'''

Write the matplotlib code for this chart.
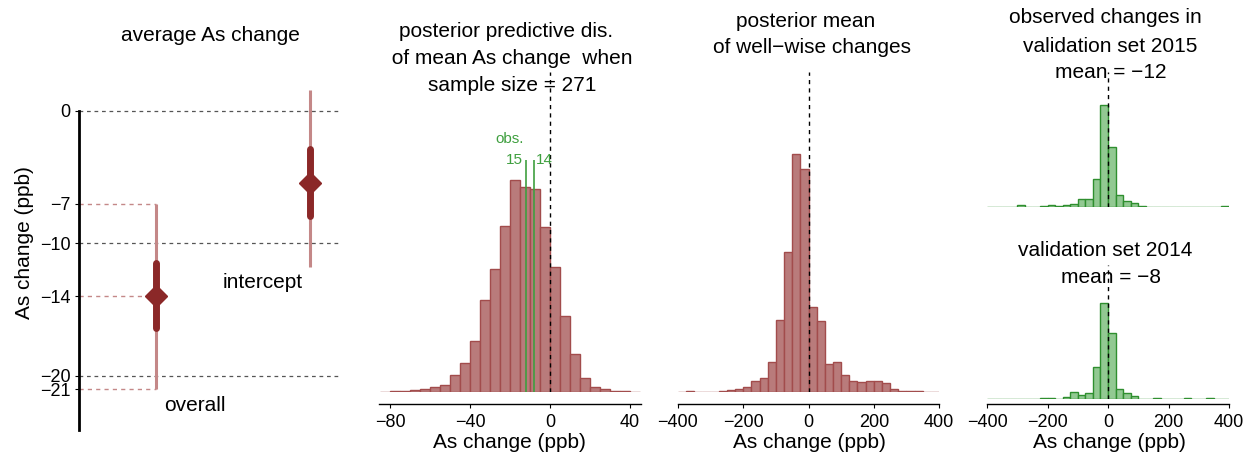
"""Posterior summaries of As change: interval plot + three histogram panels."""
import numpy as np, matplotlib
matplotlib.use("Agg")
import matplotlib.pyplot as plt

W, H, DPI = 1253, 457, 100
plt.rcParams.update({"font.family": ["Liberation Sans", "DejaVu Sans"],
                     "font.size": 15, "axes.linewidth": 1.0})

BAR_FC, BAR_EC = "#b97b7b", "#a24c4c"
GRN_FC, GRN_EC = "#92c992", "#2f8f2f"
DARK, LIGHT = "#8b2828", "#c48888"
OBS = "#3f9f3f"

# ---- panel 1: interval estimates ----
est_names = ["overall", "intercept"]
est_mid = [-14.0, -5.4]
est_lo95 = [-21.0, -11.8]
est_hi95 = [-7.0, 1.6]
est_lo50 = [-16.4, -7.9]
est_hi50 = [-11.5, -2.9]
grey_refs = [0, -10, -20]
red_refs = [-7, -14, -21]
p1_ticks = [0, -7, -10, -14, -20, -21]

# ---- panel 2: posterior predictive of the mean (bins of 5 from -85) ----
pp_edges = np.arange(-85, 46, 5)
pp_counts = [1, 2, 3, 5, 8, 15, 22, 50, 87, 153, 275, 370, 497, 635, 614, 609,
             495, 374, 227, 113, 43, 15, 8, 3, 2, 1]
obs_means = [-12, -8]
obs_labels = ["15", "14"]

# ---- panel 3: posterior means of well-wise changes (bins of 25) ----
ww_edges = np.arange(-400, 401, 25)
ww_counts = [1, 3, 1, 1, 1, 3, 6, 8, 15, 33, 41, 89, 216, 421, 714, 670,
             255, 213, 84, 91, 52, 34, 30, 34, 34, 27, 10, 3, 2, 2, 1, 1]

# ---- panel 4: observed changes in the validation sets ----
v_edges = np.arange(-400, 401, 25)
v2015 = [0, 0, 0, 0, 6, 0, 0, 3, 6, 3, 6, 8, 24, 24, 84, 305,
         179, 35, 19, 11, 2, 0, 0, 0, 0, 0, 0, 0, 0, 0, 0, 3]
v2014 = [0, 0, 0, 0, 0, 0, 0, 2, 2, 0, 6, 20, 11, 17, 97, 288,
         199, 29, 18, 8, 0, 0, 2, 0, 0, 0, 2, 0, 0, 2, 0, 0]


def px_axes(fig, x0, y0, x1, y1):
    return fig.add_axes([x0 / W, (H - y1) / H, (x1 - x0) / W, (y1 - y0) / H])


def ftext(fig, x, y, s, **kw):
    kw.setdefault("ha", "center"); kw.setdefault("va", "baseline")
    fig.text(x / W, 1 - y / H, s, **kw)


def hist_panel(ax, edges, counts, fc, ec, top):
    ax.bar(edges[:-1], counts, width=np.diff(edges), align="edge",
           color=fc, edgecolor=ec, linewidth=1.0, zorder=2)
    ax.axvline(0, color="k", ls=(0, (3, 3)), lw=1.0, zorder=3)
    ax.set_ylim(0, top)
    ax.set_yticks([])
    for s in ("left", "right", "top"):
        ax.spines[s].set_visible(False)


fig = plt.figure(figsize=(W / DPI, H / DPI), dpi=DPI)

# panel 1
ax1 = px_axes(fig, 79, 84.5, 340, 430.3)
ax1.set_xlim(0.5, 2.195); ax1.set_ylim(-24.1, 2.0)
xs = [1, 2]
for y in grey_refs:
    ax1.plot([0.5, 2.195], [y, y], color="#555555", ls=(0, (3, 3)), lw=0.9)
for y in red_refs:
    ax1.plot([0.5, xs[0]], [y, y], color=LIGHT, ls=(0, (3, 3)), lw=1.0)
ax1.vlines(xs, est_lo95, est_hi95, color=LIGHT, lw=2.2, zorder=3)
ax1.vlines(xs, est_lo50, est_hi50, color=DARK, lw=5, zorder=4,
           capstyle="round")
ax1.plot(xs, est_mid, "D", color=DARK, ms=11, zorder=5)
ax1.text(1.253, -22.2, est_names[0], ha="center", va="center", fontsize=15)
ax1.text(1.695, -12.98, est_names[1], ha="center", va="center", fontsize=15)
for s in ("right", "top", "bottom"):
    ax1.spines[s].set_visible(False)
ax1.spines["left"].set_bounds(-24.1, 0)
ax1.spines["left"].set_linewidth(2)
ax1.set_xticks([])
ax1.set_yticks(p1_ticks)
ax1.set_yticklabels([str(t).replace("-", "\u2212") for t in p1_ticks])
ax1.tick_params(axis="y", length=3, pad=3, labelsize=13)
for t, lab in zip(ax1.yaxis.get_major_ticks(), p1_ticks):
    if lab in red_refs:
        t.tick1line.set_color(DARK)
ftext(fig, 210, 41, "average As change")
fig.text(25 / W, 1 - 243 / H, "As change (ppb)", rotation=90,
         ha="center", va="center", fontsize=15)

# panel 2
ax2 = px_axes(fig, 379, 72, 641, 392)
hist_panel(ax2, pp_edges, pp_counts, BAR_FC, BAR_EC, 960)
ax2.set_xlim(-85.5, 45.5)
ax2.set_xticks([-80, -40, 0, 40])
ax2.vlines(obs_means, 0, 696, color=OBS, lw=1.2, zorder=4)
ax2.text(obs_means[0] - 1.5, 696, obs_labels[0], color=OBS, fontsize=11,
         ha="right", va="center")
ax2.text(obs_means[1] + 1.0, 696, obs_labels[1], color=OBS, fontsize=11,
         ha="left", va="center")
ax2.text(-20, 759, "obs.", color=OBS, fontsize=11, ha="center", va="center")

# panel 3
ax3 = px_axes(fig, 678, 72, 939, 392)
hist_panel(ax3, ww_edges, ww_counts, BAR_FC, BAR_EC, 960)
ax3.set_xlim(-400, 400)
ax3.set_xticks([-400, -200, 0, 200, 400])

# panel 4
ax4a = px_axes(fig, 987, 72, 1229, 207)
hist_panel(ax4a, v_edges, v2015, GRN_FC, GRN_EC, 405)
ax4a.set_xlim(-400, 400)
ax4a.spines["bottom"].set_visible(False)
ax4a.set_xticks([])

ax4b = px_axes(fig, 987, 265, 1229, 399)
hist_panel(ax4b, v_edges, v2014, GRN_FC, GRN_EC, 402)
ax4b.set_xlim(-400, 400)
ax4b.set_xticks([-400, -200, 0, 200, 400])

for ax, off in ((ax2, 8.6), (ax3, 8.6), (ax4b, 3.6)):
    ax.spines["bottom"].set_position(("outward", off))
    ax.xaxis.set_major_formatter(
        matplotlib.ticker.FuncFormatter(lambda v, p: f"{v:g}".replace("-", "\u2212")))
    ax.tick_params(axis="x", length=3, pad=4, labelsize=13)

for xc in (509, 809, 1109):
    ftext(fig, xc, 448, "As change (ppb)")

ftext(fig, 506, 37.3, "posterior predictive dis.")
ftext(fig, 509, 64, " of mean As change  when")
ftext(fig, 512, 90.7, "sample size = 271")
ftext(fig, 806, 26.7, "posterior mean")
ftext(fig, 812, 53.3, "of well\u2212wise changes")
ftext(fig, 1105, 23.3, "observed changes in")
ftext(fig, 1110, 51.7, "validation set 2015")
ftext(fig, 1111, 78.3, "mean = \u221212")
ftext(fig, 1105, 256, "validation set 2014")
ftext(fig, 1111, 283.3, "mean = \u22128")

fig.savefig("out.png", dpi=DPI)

'''
'''

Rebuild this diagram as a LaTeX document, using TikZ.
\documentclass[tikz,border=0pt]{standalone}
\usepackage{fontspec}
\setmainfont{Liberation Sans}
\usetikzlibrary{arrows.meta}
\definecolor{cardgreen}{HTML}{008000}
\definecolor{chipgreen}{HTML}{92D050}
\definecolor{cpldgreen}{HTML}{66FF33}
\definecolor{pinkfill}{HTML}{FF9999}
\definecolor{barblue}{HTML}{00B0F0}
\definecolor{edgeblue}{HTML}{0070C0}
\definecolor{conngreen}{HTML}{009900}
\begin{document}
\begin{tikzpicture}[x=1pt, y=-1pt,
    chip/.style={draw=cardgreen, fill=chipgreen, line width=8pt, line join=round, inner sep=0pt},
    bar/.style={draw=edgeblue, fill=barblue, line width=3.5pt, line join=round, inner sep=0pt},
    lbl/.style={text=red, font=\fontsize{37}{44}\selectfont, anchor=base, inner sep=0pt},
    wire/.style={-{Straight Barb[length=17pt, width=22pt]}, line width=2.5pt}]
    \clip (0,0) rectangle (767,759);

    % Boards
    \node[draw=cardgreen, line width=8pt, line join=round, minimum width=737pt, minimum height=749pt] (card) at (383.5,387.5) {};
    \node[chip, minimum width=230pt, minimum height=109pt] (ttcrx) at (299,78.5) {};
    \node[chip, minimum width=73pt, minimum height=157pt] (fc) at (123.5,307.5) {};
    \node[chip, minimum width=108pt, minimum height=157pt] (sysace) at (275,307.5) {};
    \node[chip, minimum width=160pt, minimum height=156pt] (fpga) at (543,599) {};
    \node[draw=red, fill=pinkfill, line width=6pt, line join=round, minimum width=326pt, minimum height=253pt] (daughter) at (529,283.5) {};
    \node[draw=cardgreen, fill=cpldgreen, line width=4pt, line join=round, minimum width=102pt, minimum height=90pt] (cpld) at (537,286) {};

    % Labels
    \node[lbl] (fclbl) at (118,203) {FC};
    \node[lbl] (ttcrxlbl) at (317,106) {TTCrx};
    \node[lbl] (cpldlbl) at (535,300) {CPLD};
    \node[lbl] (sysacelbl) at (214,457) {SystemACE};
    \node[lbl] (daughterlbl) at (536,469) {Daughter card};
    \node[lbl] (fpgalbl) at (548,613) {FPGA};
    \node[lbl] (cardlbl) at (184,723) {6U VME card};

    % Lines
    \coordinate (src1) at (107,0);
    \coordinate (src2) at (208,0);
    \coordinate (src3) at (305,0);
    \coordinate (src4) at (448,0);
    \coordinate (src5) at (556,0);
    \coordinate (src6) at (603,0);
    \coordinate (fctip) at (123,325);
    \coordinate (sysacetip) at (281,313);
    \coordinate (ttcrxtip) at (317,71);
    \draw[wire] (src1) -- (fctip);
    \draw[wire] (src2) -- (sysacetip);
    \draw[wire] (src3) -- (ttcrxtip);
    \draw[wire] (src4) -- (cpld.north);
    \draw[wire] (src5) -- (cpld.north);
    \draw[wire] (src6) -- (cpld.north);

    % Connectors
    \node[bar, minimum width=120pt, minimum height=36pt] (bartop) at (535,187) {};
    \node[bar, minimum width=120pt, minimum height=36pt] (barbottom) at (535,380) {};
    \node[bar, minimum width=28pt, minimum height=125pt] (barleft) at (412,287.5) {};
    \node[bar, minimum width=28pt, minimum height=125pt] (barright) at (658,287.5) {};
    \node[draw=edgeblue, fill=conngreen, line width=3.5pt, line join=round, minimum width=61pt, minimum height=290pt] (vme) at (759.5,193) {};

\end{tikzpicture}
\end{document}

'''

[GIVEN PROBLEM] Looking above, find the stretch of lines that opens with the one holding "Write the matplotlib code for this chart." and closes with the one holding "p1_ticks = [0, -7, -10, -14, -20, -21]". Copy it exactly, pictures excluded.

[FINISHED ANSWER]
Write the matplotlib code for this chart.
"""Posterior summaries of As change: interval plot + three histogram panels."""
import numpy as np, matplotlib
matplotlib.use("Agg")
import matplotlib.pyplot as plt

W, H, DPI = 1253, 457, 100
plt.rcParams.update({"font.family": ["Liberation Sans", "DejaVu Sans"],
                     "font.size": 15, "axes.linewidth": 1.0})

BAR_FC, BAR_EC = "#b97b7b", "#a24c4c"
GRN_FC, GRN_EC = "#92c992", "#2f8f2f"
DARK, LIGHT = "#8b2828", "#c48888"
OBS = "#3f9f3f"

# ---- panel 1: interval estimates ----
est_names = ["overall", "intercept"]
est_mid = [-14.0, -5.4]
est_lo95 = [-21.0, -11.8]
est_hi95 = [-7.0, 1.6]
est_lo50 = [-16.4, -7.9]
est_hi50 = [-11.5, -2.9]
grey_refs = [0, -10, -20]
red_refs = [-7, -14, -21]
p1_ticks = [0, -7, -10, -14, -20, -21]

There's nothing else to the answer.